While reading this morning's newspaper, I noted the editorial piece from the Voice of the Times, June 23, 2007, re: the "unhandicapped."
I have been a clinical social worker for 20 years, often serving the elderly and disabled, so I have always been angered by abuse of this system. I once received sage advice from my first professional boss that I will never forget. When distressed over office gossip, he looked at me and said, "You are young, fairly attractive and in a position of authority. They are going to talk."
Well, that was 20 years ago, and while I am not quite so young anymore, I am still fairly attractive. I am no longer in a position of authority as I am disabled with degenerative disc disease at 42 and largely homebound, only driving when my husband is unavailable. Yet, still they talk.
This afternoon, I had an experience that seemed too coincidental to not be influenced by this editorial. I had to drive to Carrs for a prescription. While in the parking lot, I waited for an older gentleman to cross before pulling into a handicapped space. This man stared at me intently as he proceeded to his truck. As I hung my decal on my rearview mirror, he shook his head, seemingly in disgust.

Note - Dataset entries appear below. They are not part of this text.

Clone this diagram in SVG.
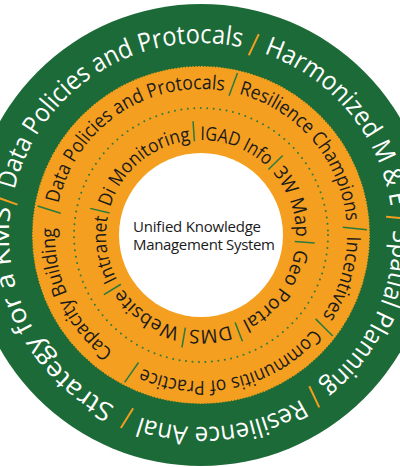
<svg xmlns="http://www.w3.org/2000/svg" xmlns:xlink="http://www.w3.org/1999/xlink" width="400" height="467" viewBox="0 0 400 467">
<style>
.ring{font-family:"Open Sans","Noto Sans","Liberation Sans",sans-serif}
.outer{font-size:26px;fill:#ffffff}
.mid{font-size:19.5px;fill:#1a1a1a}
.inn{font-size:19px;fill:#1a1a1a}
.ctr{font-family:"Open Sans","Noto Sans","Liberation Sans",sans-serif;font-size:15px;fill:#1a1a1a}
.sO{stroke:#f39e1e;stroke-width:2}
.sG{stroke:#2a7a3e;stroke-width:1.5}
</style>
<defs>
<path id="pO" d="M201,43 A192,192 0 0 1 201,427 A192,192 0 0 1 201,43 A192,192 0 0 1 201,427 A192,192 0 0 1 201,43" fill="none"/>
<path id="pM" d="M201,89 A146,146 0 0 1 201,381 A146,146 0 0 1 201,89 A146,146 0 0 1 201,381 A146,146 0 0 1 201,89" fill="none"/>
<path id="pI" d="M201,140 A95,95 0 0 1 201,330 A95,95 0 0 1 201,140 A95,95 0 0 1 201,330 A95,95 0 0 1 201,140" fill="none"/>
<line id="sepO" class="sO" x1="199" y1="49" x2="203" y2="26"/>
<line id="sepM" class="sG" x1="199.5" y1="93" x2="203" y2="69"/>
<line id="sepI" class="sG" x1="201" y1="141" x2="201" y2="121"/>
</defs>
<g id="rings">
<circle cx="201" cy="235" r="231" fill="#1c6a37"/>
<circle cx="201" cy="235" r="169" fill="#f49f1f"/>
<circle cx="201" cy="235" r="169" fill="none" stroke="#1c6a37" stroke-width="1.5" stroke-dasharray="1 2"/>
<circle cx="201" cy="235" r="127" fill="none" stroke="#2a7a3e" stroke-width="2" stroke-linecap="round" stroke-dasharray="0 6.5"/>
<circle cx="201" cy="235" r="82" fill="#ffffff"/>
</g>
<g id="outer-ring" class="ring outer" text-anchor="middle">
<text><textPath xlink:href="#pO" startOffset="1098.3" textLength="296.6" lengthAdjust="spacingAndGlyphs">Data Policies and Protocals</textPath></text>
<text><textPath xlink:href="#pO" startOffset="168.4" textLength="209.4" lengthAdjust="spacingAndGlyphs">Harmonized M &amp; E</textPath></text>
<text><textPath xlink:href="#pO" startOffset="385.4" textLength="177.6" lengthAdjust="spacingAndGlyphs">Spatial Planning</textPath></text>
<text><textPath xlink:href="#pO" startOffset="581.4" textLength="167.6" lengthAdjust="spacingAndGlyphs">Resilience Anal</textPath></text>
<text><textPath xlink:href="#pO" startOffset="812" textLength="240" lengthAdjust="spacingAndGlyphs">Strategy for a KMS</textPath></text>
</g>
<g id="mid-ring" class="ring mid" text-anchor="middle">
<text><textPath xlink:href="#pM" startOffset="829.9" textLength="220.7" lengthAdjust="spacingAndGlyphs">Data Policies and Protocals</textPath></text>
<text><textPath xlink:href="#pM" startOffset="126.8" textLength="177.1" lengthAdjust="spacingAndGlyphs">Resilience Champions</textPath></text>
<text><textPath xlink:href="#pM" startOffset="273" textLength="84.9" lengthAdjust="spacingAndGlyphs">Incentives</textPath></text>
<text><textPath xlink:href="#pM" startOffset="424.9" textLength="188.3" lengthAdjust="spacingAndGlyphs">Communitis of Practice</textPath></text>
<text><textPath xlink:href="#pM" startOffset="623.8" textLength="141.7" lengthAdjust="spacingAndGlyphs">Capacity Building</textPath></text>
</g>
<g id="inner-ring" class="ring inn" text-anchor="middle">
<text><textPath xlink:href="#pI" startOffset="432.7" textLength="64.8" lengthAdjust="spacingAndGlyphs">Intranet</textPath></text>
<text><textPath xlink:href="#pI" startOffset="530.2" textLength="110.3" lengthAdjust="spacingAndGlyphs">Di Monitoring</textPath></text>
<text><textPath xlink:href="#pI" startOffset="631.6" textLength="72.6" lengthAdjust="spacingAndGlyphs">IGAD Info</textPath></text>
<text><textPath xlink:href="#pI" startOffset="115.9" textLength="70" lengthAdjust="spacingAndGlyphs">3W Map</textPath></text>
<text><textPath xlink:href="#pI" startOffset="209.5" textLength="93" lengthAdjust="spacingAndGlyphs">Geo Portal</textPath></text>
<text><textPath xlink:href="#pI" startOffset="288.8" textLength="41.3" lengthAdjust="spacingAndGlyphs">DMS</textPath></text>
<text><textPath xlink:href="#pI" startOffset="354.8" textLength="71" lengthAdjust="spacingAndGlyphs">Website</textPath></text>
</g>
<g id="separators">
<use xlink:href="#sepO" transform="rotate(15.5 201 235)"/>
<use xlink:href="#sepO" transform="rotate(85 201 235)"/>
<use xlink:href="#sepO" transform="rotate(145 201 235)"/>
<use xlink:href="#sepO" transform="rotate(202 201 235)"/>
<use xlink:href="#sepO" transform="rotate(280 201 235)"/>
<use xlink:href="#sepM" transform="rotate(12 201 235)"/>
<use xlink:href="#sepM" transform="rotate(87.5 201 235)"/>
<use xlink:href="#sepM" transform="rotate(126.8 201 235)"/>
<use xlink:href="#sepM" transform="rotate(206.7 201 235)"/>
<use xlink:href="#sepM" transform="rotate(279.4 201 235)"/>
<use xlink:href="#sepI" transform="rotate(238.4 201 235)"/>
<use xlink:href="#sepI" transform="rotate(283.5 201 235)"/>
<use xlink:href="#sepI" transform="rotate(356 201 235)"/>
<use xlink:href="#sepI" transform="rotate(45.8 201 235)"/>
<use xlink:href="#sepI" transform="rotate(94 201 235)"/>
<use xlink:href="#sepI" transform="rotate(158.7 201 235)"/>
<use xlink:href="#sepI" transform="rotate(189.6 201 235)"/>
</g>
<g id="center">
<text class="ctr" x="133" y="232" textLength="128" lengthAdjust="spacing">Unified Knowledge</text>
<text class="ctr" x="133" y="250" textLength="142" lengthAdjust="spacing">Management System</text>
</g>
</svg>
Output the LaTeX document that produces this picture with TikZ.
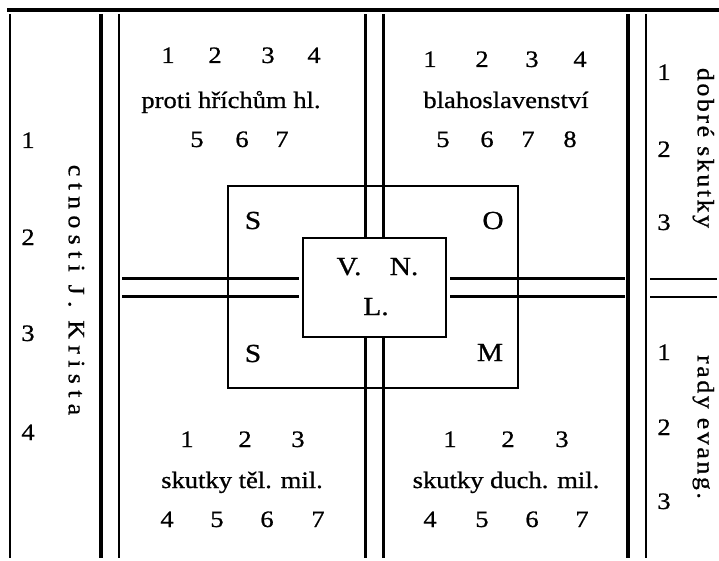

I do not know if he continued to watch as I exited my vehicle, using the fender for support and taking very small steps due to pain. I slowly made my way into Carrs, only to realize that I had parked at the entrance closer to the pharmacy but farther from the motorized carts. As I am unable to walk that distance, I gingerly made my way back to my vehicle and drove to the other entrance so I could get a cart.
It seems this man made an assumption since I am relatively young and attractive, I must be abusing the handicapped decal system. I wish I could once again park at the far end of the lot so these spaces would be open for those in need. Unfortunately, I am now one of those in need of these spaces and of the motorized carts.
Too often, people give me the strangest looks when I am in the motorized cart, as if to say, "Is she too lazy to walk?" There are many who treat me with respect and kindness as did the young bagger at Carrs, Kayla, who bagged my few groceries, put them in the basket and walked with me to my vehicle to return the motorized cart. To these people, I wish to say thank you.
To the others, and especially the gentleman who shook his head, I ask that you take an extra moment before you pass judgement. Many disabilities are not obvious and being relatively young and attractive does not make one immune to a physical handicap. But by the grace of God, go you.